Parmi les actions entreprises, l’association a invité les journaux du monde entier à relever «Le défi de la feuille blanche». Le principe : «laisser une partie de leur une en blanc pour montrer ce qui manquerait si la presse n’était pas libre.» Sur son site, la WAN-IFRA rappelle par ailleurs que «La liberté de la presse est au cœur même du droit à la liberté d’expression», se référant à l’article 19 de la Déclaration universelle des droits de l’Homme. Pour l’association, «le droit à la liberté d’expression sert de base aux autres droits fondamentaux».

Quid du Maroc ?

L’image du Maroc en termes de liberté de la presse n’est guère reluisante. Plusieurs professionnels du secteur sont unanimes sur ce triste constat. Ce sentiment s’est d’ailleurs renforcé avec l’affaire touchant Rachid Niny, directeur de la publication du quotidien arabophone Al Massae, arrêté le 28 avril dernier pour «atteinte à des corps constitués» et «atteintes à des personnalités publiques».

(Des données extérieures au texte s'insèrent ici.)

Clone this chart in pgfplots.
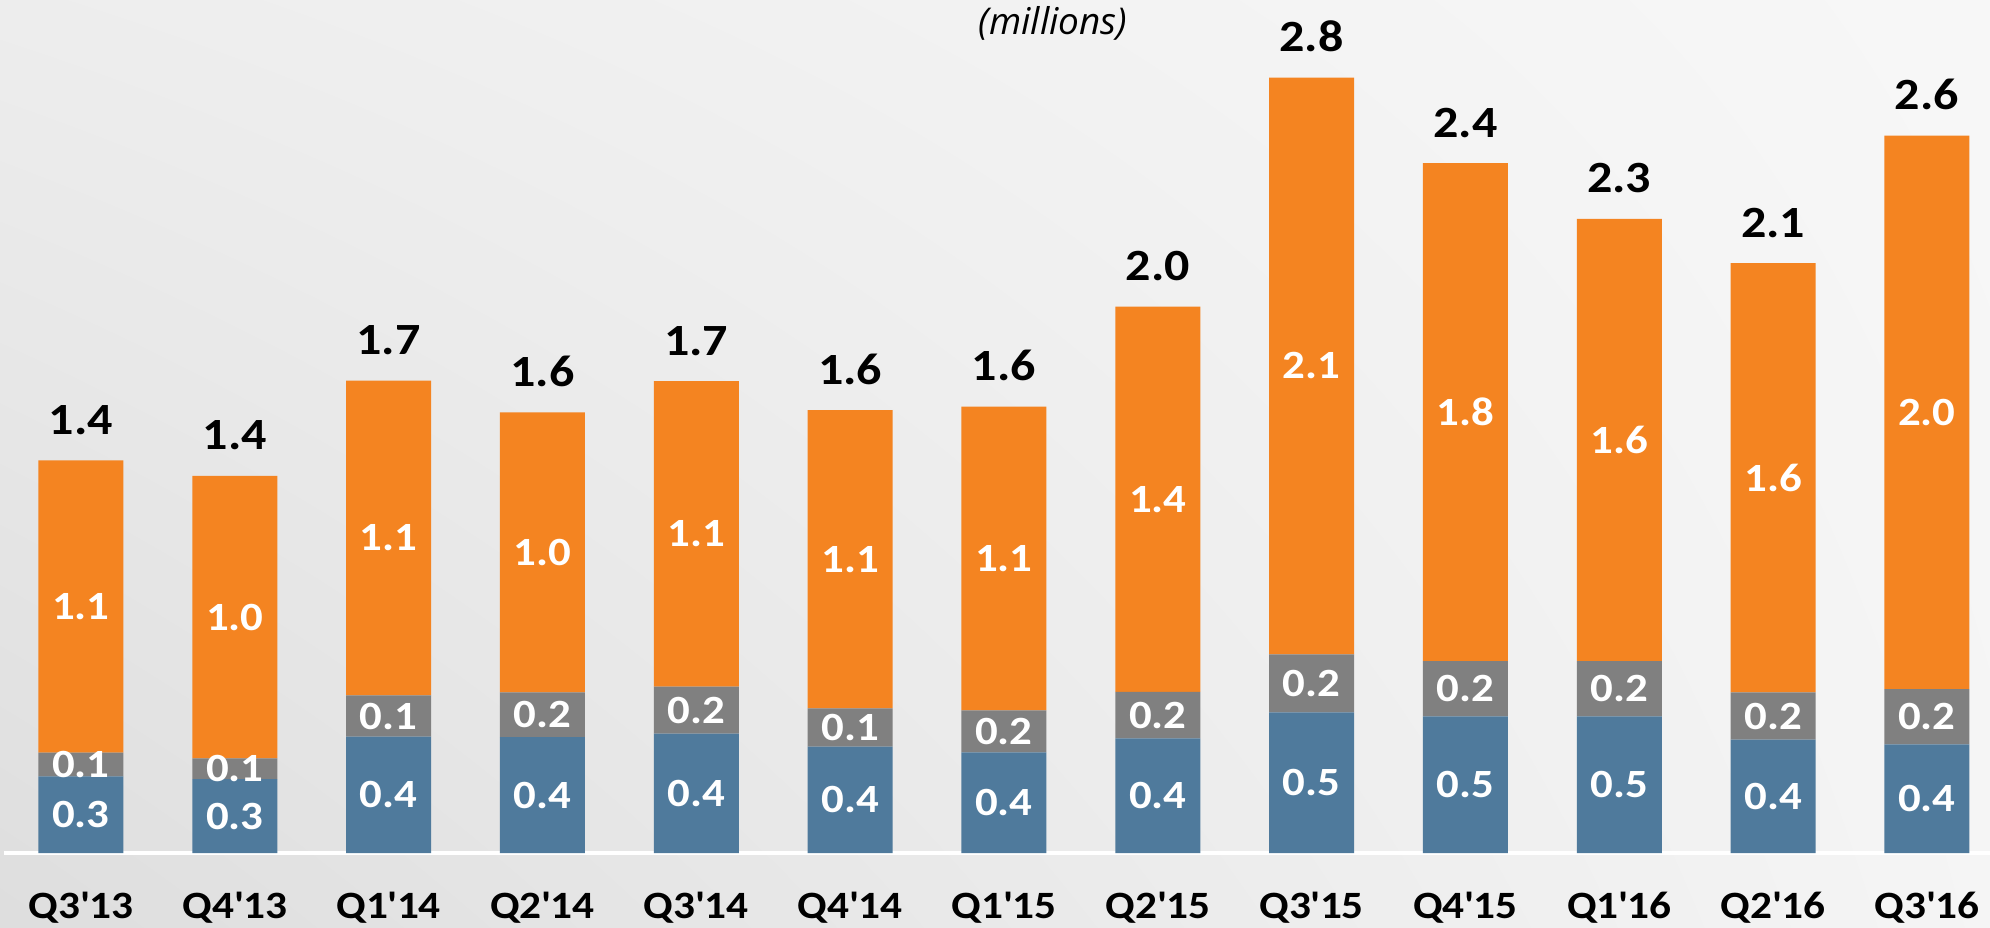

Khalid Tritki, président du Cercle des journalistes indépendants (CJI), contacté par nos soins, estime que le directeur de la publication d’Al Massae est une victime de «l’application du droit médiocre». M. Tritki a même ajouté cette affaire allait à contre-courant du vent de changement dans lequel veut s’inscrire le Maroc.

Pour lui, la liberté de la presse au Maroc pâtit de trois principales lacunes. Il y a d’abord le cadre juridique défaillant, qui selon le président du CJI, «ligote» la presse. Un code de la presse jugé trop restrictif, en est une parfaite illustration.

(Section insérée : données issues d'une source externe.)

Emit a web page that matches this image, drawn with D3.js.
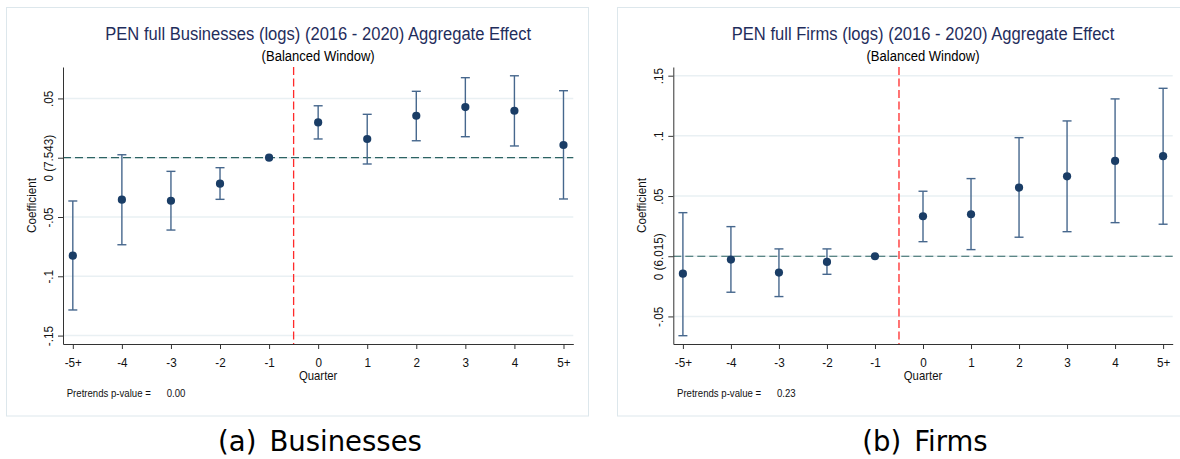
<!DOCTYPE html>
<html>
<head>
<meta charset="utf-8">
<script src="https://cdn.jsdelivr.net/npm/d3@7"></script>
<style>
  html, body { margin: 0; padding: 0; background: #fff; }
  svg { display: block; }
</style>
</head>
<body>
<svg id="chart" width="1180" height="459"></svg>
<script>
// Event-study quarters relative to treatment
const quarters = ["-5+", "-4", "-3", "-2", "-1", "0", "1", "2", "3", "4", "5+"];

// Businesses (logs): point estimates and 95% CI bounds (quarter -1 is the reference)
const businessCoef = [-0.0826, -0.0354, -0.0363, -0.0219, 0, 0.0298, 0.0158, 0.0354, 0.0427, 0.0396, 0.0107];
const businessLo   = [-0.1284, -0.0734, -0.0610, -0.0351, null, 0.0158, -0.0053, 0.0143, 0.0177, 0.0099, -0.0348];
const businessHi   = [-0.0365, 0.0025, -0.0115, -0.0084, null, 0.0438, 0.0366, 0.0560, 0.0675, 0.0691, 0.0565];

// Firms (logs)
const firmCoef = [-0.0145, -0.0028, -0.0136, -0.0047, 0, 0.0332, 0.0349, 0.0570, 0.0664, 0.0792, 0.0831];
const firmLo   = [-0.0660, -0.0299, -0.0335, -0.0150, null, 0.0121, 0.0055, 0.0158, 0.0204, 0.0279, 0.0266];
const firmHi   = [0.0362, 0.0246, 0.0061, 0.0061, null, 0.0540, 0.0645, 0.0985, 0.1124, 0.1307, 0.1395];

// Y-axis ticks and their labels (zero labelled with the baseline mean)
const businessTicks = [-0.15, -0.1, -0.05, 0, 0.05];
const businessTickLabels = ["-.15", "-.1", "-.05", "0 (7.543)", ".05"];
const firmTicks = [-0.05, 0, 0.05, 0.1, 0.15];
const firmTickLabels = ["-.05", "0 (6.015)", ".05", ".1", ".15"];

const panelTitles = [
  "PEN full Businesses (logs) (2016 - 2020) Aggregate Effect",
  "PEN full Firms (logs) (2016 - 2020) Aggregate Effect"
];
const panelSubtitle = "(Balanced Window)";
const pretrendPValues = ["0.00", "0.23"];
const captionTags = ["(a)", "(b)"];
const captionNames = ["Businesses", "Firms"];
const eventIndex = 4.5; // treatment falls between quarters -1 and 0

const svg = d3.select("#chart");
const FONT = "'Liberation Sans', Arial, Helvetica, sans-serif";
const SQ = 0.9; // horizontal squeeze of the graph lettering

const colors = {
  point: "#1a3d66",
  bar: "#46678d",
  grid: "#e9f0f3",
  frame: "#dde7ec",
  zero: "#2c6363",
  event: "#ff2a2a",
  title: "#1f2d5c",
  axis: "#333"
};

const layouts = [
  { frame: [6.5, 7.5, 588.5, 416], x0: 63, x1: 573.3, y0: 67, y1: 344, yDomain: [-0.1571, 0.0765], captionX: 320 },
  { frame: [617.5, 7.5, 1200, 416], x0: 673.3, x1: 1172.7, y0: 67, y1: 344, yDomain: [-0.0729, 0.1572], captionX: 925 }
];

const panels = [
  { coef: businessCoef, lo: businessLo, hi: businessHi, ticks: businessTicks, labels: businessTickLabels },
  { coef: firmCoef, lo: firmLo, hi: firmHi, ticks: firmTicks, labels: firmTickLabels }
];

function squeezeText(sel, x, y, rotate) {
  sel.attr("x", 0).attr("y", 0).attr("dy", null)
     .attr("transform", `translate(${x},${y})` + (rotate ? ` rotate(${rotate})` : "") + ` scale(${SQ},1)`);
}

panels.forEach((p, k) => {
  const L = layouts[k];
  const g = svg.append("g");

  const x = d3.scaleLinear().domain([-0.2, quarters.length - 1 + 0.2]).range([L.x0, L.x1]);
  const y = d3.scaleLinear().domain(L.yDomain).range([L.y1, L.y0]);

  // outer frame
  g.append("rect")
    .attr("x", L.frame[0]).attr("y", L.frame[1])
    .attr("width", L.frame[2] - L.frame[0]).attr("height", L.frame[3] - L.frame[1])
    .attr("fill", "#fff").attr("stroke", colors.frame).attr("stroke-width", 1);

  // gridlines
  g.append("g").selectAll("line").data(p.ticks).join("line")
    .attr("x1", L.x0).attr("x2", L.x1)
    .attr("y1", d => y(d)).attr("y2", d => y(d))
    .attr("stroke", colors.grid).attr("stroke-width", 1.5);

  // zero reference line
  g.append("line")
    .attr("x1", L.x0).attr("x2", L.x1).attr("y1", y(0)).attr("y2", y(0))
    .attr("stroke", colors.zero).attr("stroke-width", 1.2).attr("stroke-dasharray", "8,4");

  // treatment line
  g.append("line")
    .attr("x1", x(eventIndex)).attr("x2", x(eventIndex)).attr("y1", L.y0).attr("y2", L.y1)
    .attr("stroke", colors.event).attr("stroke-width", 1.3).attr("stroke-dasharray", "8,3.5");

  // axes
  const yAxis = g.append("g").attr("transform", `translate(${L.x0},0)`)
    .call(d3.axisLeft(y).tickValues(p.ticks).tickFormat((d, i) => p.labels[i]).tickSize(5).tickSizeOuter(0));
  const xAxis = g.append("g").attr("transform", `translate(0,${L.y1})`)
    .call(d3.axisBottom(x).tickValues(d3.range(quarters.length)).tickFormat(i => quarters[i]).tickSize(5).tickSizeOuter(0));

  [yAxis, xAxis].forEach(a => {
    a.select(".domain").attr("stroke", colors.axis).attr("stroke-width", 1);
    a.selectAll(".tick line").attr("stroke", colors.axis).attr("stroke-width", 1);
    a.selectAll(".tick text").attr("font-family", FONT).attr("font-size", 13).attr("fill", "#111");
  });
  yAxis.selectAll(".tick text").attr("text-anchor", "middle")
    .each(function () { squeezeText(d3.select(this), -10.5, 0, -90); });
  xAxis.selectAll(".tick text").attr("text-anchor", "middle")
    .each(function () { squeezeText(d3.select(this), 0, 22.5, 0); });

  // confidence intervals
  const idx = d3.range(quarters.length).filter(i => p.lo[i] !== null);
  const bars = g.append("g").attr("stroke", colors.bar).attr("stroke-width", 1.4).attr("fill", "none");
  bars.selectAll("line.v").data(idx).join("line").attr("class", "v")
    .attr("x1", i => x(i)).attr("x2", i => x(i))
    .attr("y1", i => y(p.lo[i])).attr("y2", i => y(p.hi[i]));
  bars.selectAll("line.lo").data(idx).join("line").attr("class", "lo")
    .attr("x1", i => x(i) - 4.5).attr("x2", i => x(i) + 4.5)
    .attr("y1", i => y(p.lo[i])).attr("y2", i => y(p.lo[i]));
  bars.selectAll("line.hi").data(idx).join("line").attr("class", "hi")
    .attr("x1", i => x(i) - 4.5).attr("x2", i => x(i) + 4.5)
    .attr("y1", i => y(p.hi[i])).attr("y2", i => y(p.hi[i]));

  // point estimates
  g.append("g").selectAll("circle").data(p.coef).join("circle")
    .attr("cx", (d, i) => x(i)).attr("cy", d => y(d)).attr("r", 4.1)
    .attr("fill", colors.point);

  const cx = (L.x0 + L.x1) / 2;

  // titles
  g.append("text").text(panelTitles[k])
    .attr("font-family", FONT).attr("font-size", 18.4).attr("fill", colors.title)
    .attr("text-anchor", "middle").call(s => squeezeText(s, cx, 39.5, 0));
  g.append("text").text(panelSubtitle)
    .attr("font-family", FONT).attr("font-size", 14.5).attr("fill", "#000")
    .attr("text-anchor", "middle").call(s => squeezeText(s, cx, 60.5, 0));

  // axis titles
  g.append("text").text("Coefficient")
    .attr("font-family", FONT).attr("font-size", 13).attr("fill", "#111")
    .attr("text-anchor", "middle").call(s => squeezeText(s, L.x0 - 27, (L.y0 + L.y1) / 2, -90));
  g.append("text").text("Quarter")
    .attr("font-family", FONT).attr("font-size", 12.6).attr("fill", "#111")
    .attr("text-anchor", "middle").call(s => squeezeText(s, cx, 380, 0));

  // pretrend test note
  g.append("text").text("Pretrends p-value =")
    .attr("font-family", FONT).attr("font-size", 10.7).attr("fill", "#111")
    .call(s => squeezeText(s, L.x0 + 3.7, 397, 0));
  g.append("text").text(pretrendPValues[k])
    .attr("font-family", FONT).attr("font-size", 10.7).attr("fill", "#111")
    .call(s => squeezeText(s, L.x0 + 103.7, 397, 0));

  // subfigure caption
  const cap = g.append("text")
    .attr("font-family", "'DejaVu Sans', 'Noto Sans', sans-serif").attr("font-size", 27.5).attr("fill", "#000")
    .attr("text-anchor", "middle").attr("x", L.captionX).attr("y", 451);
  cap.append("tspan").text(captionTags[k]);
  cap.append("tspan").attr("dx", 13).text(captionNames[k]);
});
</script>
</body>
</html>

Le champ de la liberté de la presse au Maroc serait également miné par l’environnement malsain dans lequel évoluent les supports. Ces derniers sont affaiblis par des effectifs de peu consistants, mais également par le peu de moyens consacrés aux abonnements aux agences de presses, ou encore dans les déplacements. Les journalistes n’ont en somme pas les moyens de faire correctement leur travail. Ils sont aujourd’hui réduits au rôle de «fonctionnaires d’agence», selon M. Tritki.

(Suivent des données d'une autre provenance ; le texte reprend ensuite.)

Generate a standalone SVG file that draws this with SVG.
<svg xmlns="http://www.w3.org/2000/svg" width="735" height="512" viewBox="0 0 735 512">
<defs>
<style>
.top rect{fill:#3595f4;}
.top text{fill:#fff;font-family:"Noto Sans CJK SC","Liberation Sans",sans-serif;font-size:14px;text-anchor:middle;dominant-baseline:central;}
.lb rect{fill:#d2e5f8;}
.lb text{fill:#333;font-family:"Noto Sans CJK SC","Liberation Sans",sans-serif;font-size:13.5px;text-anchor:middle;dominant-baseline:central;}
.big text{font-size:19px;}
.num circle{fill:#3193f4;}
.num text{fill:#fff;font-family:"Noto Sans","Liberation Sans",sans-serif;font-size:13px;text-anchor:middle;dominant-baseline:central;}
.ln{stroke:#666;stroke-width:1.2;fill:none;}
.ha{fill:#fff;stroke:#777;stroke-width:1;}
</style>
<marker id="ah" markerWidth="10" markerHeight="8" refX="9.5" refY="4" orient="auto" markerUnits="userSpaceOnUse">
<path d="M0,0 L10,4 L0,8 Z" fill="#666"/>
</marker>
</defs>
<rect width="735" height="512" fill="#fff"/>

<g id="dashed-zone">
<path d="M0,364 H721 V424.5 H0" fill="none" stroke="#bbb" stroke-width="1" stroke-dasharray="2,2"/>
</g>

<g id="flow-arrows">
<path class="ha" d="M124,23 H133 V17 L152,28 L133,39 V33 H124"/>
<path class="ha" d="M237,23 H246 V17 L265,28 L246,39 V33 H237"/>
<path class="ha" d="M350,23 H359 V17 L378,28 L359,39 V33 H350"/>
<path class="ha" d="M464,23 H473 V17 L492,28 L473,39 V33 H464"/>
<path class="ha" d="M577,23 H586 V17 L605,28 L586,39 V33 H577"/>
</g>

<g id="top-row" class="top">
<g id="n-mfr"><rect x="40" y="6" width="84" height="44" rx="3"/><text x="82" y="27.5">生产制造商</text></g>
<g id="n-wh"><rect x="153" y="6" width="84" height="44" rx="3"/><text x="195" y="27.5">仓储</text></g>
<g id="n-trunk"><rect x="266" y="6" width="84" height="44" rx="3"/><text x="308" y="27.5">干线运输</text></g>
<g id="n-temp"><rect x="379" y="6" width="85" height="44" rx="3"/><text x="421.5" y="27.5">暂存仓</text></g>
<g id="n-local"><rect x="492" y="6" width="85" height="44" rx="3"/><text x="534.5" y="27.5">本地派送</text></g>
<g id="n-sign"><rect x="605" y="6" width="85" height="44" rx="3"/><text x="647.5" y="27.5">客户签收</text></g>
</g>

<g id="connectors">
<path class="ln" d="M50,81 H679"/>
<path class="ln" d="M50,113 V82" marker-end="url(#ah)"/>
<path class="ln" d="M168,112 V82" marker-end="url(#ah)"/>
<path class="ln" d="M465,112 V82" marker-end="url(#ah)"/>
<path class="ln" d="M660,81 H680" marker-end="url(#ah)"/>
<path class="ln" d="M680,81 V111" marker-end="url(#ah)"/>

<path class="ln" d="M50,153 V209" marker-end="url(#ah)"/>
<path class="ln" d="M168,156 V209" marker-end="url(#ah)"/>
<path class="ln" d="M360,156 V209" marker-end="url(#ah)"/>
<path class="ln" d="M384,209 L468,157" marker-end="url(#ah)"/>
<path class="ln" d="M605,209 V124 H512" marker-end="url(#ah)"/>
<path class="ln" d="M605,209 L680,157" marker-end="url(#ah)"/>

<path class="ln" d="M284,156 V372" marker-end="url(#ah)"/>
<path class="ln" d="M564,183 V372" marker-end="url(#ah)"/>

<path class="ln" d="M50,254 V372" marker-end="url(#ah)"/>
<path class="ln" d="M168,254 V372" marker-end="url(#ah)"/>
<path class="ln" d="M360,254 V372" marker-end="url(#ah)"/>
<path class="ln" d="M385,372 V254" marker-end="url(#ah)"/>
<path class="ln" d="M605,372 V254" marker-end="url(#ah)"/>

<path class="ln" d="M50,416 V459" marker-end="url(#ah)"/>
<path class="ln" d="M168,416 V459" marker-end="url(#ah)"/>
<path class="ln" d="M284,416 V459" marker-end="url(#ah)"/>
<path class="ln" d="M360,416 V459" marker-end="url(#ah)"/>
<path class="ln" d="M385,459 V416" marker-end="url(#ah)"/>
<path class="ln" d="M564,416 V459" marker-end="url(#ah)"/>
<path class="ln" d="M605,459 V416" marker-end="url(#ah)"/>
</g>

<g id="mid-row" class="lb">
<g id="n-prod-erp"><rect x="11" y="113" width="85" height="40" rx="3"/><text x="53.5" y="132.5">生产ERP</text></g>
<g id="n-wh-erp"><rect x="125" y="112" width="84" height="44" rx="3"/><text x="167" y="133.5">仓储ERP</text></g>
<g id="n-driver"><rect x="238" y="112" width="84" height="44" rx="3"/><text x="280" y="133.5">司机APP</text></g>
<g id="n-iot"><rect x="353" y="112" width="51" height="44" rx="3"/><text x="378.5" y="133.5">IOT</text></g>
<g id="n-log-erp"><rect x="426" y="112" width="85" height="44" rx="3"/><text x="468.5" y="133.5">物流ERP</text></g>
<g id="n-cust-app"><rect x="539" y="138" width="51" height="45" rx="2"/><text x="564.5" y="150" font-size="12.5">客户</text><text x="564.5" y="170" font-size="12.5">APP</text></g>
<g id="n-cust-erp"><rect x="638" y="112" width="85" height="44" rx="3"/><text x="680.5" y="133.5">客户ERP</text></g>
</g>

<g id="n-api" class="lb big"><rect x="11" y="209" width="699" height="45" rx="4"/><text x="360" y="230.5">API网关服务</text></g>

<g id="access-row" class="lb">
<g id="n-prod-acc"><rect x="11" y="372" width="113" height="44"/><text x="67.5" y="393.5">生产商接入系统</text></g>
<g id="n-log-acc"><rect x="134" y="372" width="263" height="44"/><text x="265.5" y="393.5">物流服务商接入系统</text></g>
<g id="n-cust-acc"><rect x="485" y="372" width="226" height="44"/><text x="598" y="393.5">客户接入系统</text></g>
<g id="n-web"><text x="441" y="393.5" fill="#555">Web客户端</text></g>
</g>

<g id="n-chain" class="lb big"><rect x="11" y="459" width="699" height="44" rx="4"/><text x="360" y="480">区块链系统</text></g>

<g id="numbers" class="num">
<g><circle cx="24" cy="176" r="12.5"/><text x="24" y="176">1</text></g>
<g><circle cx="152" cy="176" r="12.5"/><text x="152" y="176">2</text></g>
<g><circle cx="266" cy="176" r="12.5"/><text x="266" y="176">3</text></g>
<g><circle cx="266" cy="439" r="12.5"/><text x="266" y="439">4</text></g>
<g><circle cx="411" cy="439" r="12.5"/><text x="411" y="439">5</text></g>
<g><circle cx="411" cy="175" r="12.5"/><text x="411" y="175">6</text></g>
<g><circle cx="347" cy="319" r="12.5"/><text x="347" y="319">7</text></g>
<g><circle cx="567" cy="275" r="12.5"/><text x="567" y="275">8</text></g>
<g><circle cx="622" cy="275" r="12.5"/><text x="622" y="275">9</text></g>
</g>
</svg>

Le troisième handicap en matière la liberté de la presse serait la pression exercée par les annonceurs. Dans un secteur où les publications sont dépendantes des recettes publicitaires, il devient difficile de rester critique face à une information concernant directement un annonceur.  «Tout ceci limite considérablement le champ de l’investigation», conclue Khalid Tritki. La solution résiderait selon lui, dans la réforme constitutionnelle dont l’ensemble du peuple attend plus de libertés octroyées.